Dietro l’estenuante attività politica, moltissime novità stanno silenziosamente affiorando Oltre Tevere. Venerdì si è chiusa a Roma 65a Assemblea Generale della Conferenza Episcopale Italiana. In sé non è stato di sicuro un evento straordinario. I vescovi del nostro paese, infatti, si riuniscono regolarmente senza creare notizia. La Chiesa, però, ha un’influenza sempre decisiva nel formarsi della cosiddetta coscienza nazionale. E’, perciò, essenziale capire cosa stia avvenendo realmente all’interno di un cattolicesimo segnato da avvenimenti in un certo modo rivoluzionari.
La successione di Papa Francesco a Benedetto XVI è esemplificativa. Si è trattato di un passaggio che non avveniva così da quasi mille anni. E situazioni del genere hanno evidenti ripercussioni a livello sociale oltre che politico, cambiando gli equilibri istituzionali. Un primo effetto è tangibile nel rapporto tra i vescovi e la Santa Sede. Ieri, ad esempio, il comunicato finale dell’Assemblea ha fatto capire, tra le parole ovviamente soppesate ai media, i nuovi scenari che stanno prendendo forma sotto la guida sicura di Papa Bergoglio. La CEI, per bocca del suo presidente il cardinale Angelo Bagnasco, ha dichiarato il favore che adesso ha acquisito la funzione pastorale delle diocesi territoriali. Inoltre, egli ha dichiarato il grado moderato di fiducia che è attribuito all’esperimento portato avanti con tenacia dal governo Letta, con riferimento alla crisi economica enorme che flagella il Paese.

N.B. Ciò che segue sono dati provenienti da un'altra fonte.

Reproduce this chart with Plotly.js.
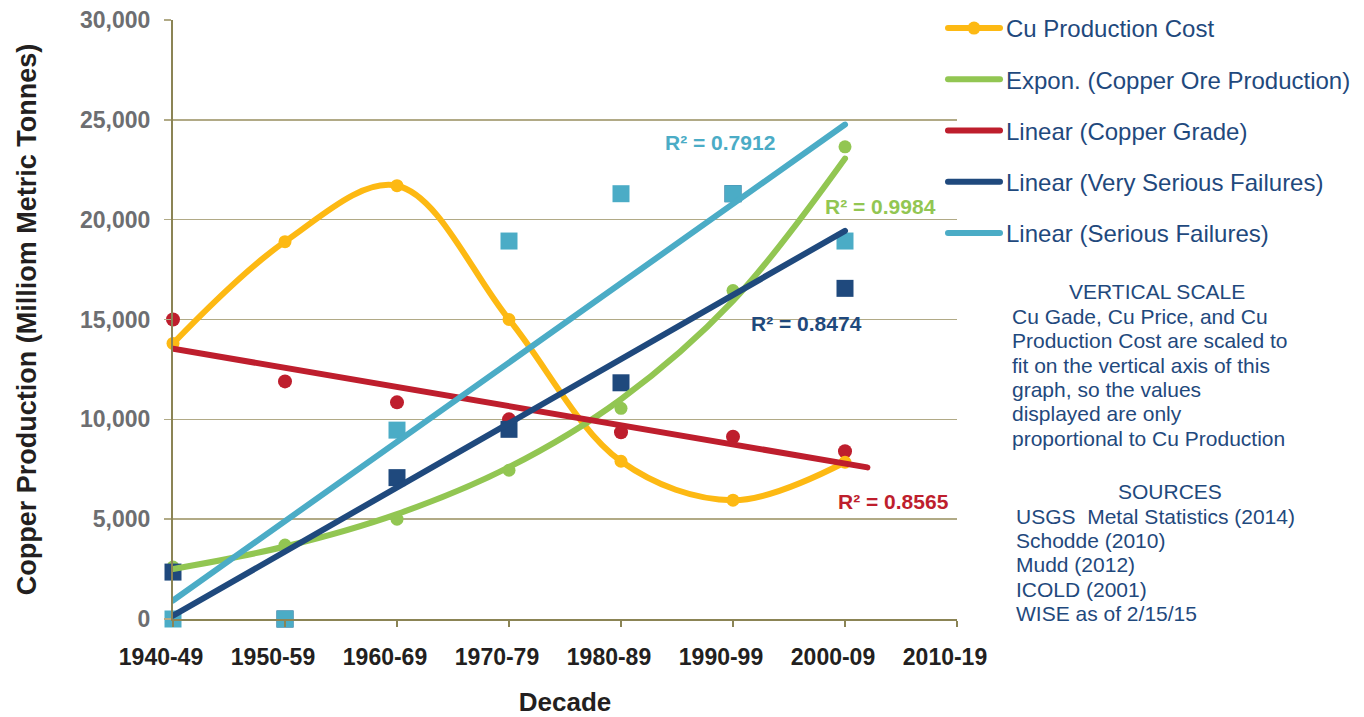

In effetti, il valore sociale della Chiesa sta proprio nel fatto che esprime la “voce della gente”, vale a dire i disagi e l’aspirazione reali che il popolo vive nelle sue viscere profonde. E, d’altronde, così è sempre stato. Anche se la novità del momento è che il Papa valorizza e sostiene con maggiore convinzione, rispetto al pontificato di Benedetto XVI, la dimensione comunitaria particolare dei pastori. Fino a pochi mesi fa, appunto, era la Segreteria di Stato a tenere i rapporti politici con lo Stato italiano, con un’amministrazione necessariamente centralizzata e ufficiale della diplomazia che non prevedeva l’ascolto della base. Oggi il Papa ama definirsi, invece, vescovo di Roma, per il quale la diocesi della capitale assume un rango esclusivo nella realizzazione concreta della sua missione apostolica universale, facendo diventare la Chiesa italiana protagonista e titolare dei rapporti diretti con la classe politica.
Ciò sembra un chiaro ritorno alla gestione attuata efficacemente durante il pontificato di Giovanni Paolo II dal cardinale presidente della CEI Camillo Ruini. Tuttavia, rispetto a prima, ora è il Papa che diviene primo attore tra i vescovi. E questa disposizione ha indubbiamente dei contraccolpi enormi sul futuro politico italiano. Il più evidente è che la Chiesa non stabilirà più delle relazioni di Stato con chi è al governo, seguendo la linea ufficiale “dall’alto” tenuta con scaltrezza del Segretario di Stato cardinale Tarcisio Bertone, ma farà pesare la sua forza direttamente “dal basso”, dando un megafono alla vita dei cittadini, utilizzando l’influenza che le diocesi esercitano naturalmente sulla coscienza civile dei fedeli.
Ciò produrrà qualcosa d’inedito nel nostro paese. Analogamente a quanto avviene in altri contesti territoriali in cui la presenza cattolica è vigorosa, anche in Italia la Chiesa non farà leva sul Vaticano, ma sulla vitalità sociale e dunque democratica che ha la cattolicità collettiva nel suo insieme.
D’altronde, in occasione della celebrazione dei 150° anniversario dello Stato unitario, era emersa già con chiarezza la potenza unificatrice che a livello nazionale ha avuto la fede popolare sia nel periodo monarchico e sia in quello repubblicano. Dobbiamo attenderci, pertanto, in avvenire una Chiesa più attenta a veicolare la morale civile italiana, che potrebbe avere un ruolo perfino cruciale qualora si aprisse veramente quella fase costituente annunciata tra tante difficoltà e incertezze la scorsa settimana dal ministro Quagliariello.
D’altronde, solo se l’Italia riscoprirà la sua vera identità romana, sarà possibile vivere realmente un momento di rifondazione costituzionale. Magari proprio in nome di quella condivisa anima democratica nazionale unitaria del cattolicesimo oggi espressa in modo istituzionale dalla scelta di Papa Francesco a favore della diocesi capitolina e della nazione di cui è primate.
Una ghiotta occasione politica, insomma, che è bene che l’Italia non si faccia scappare.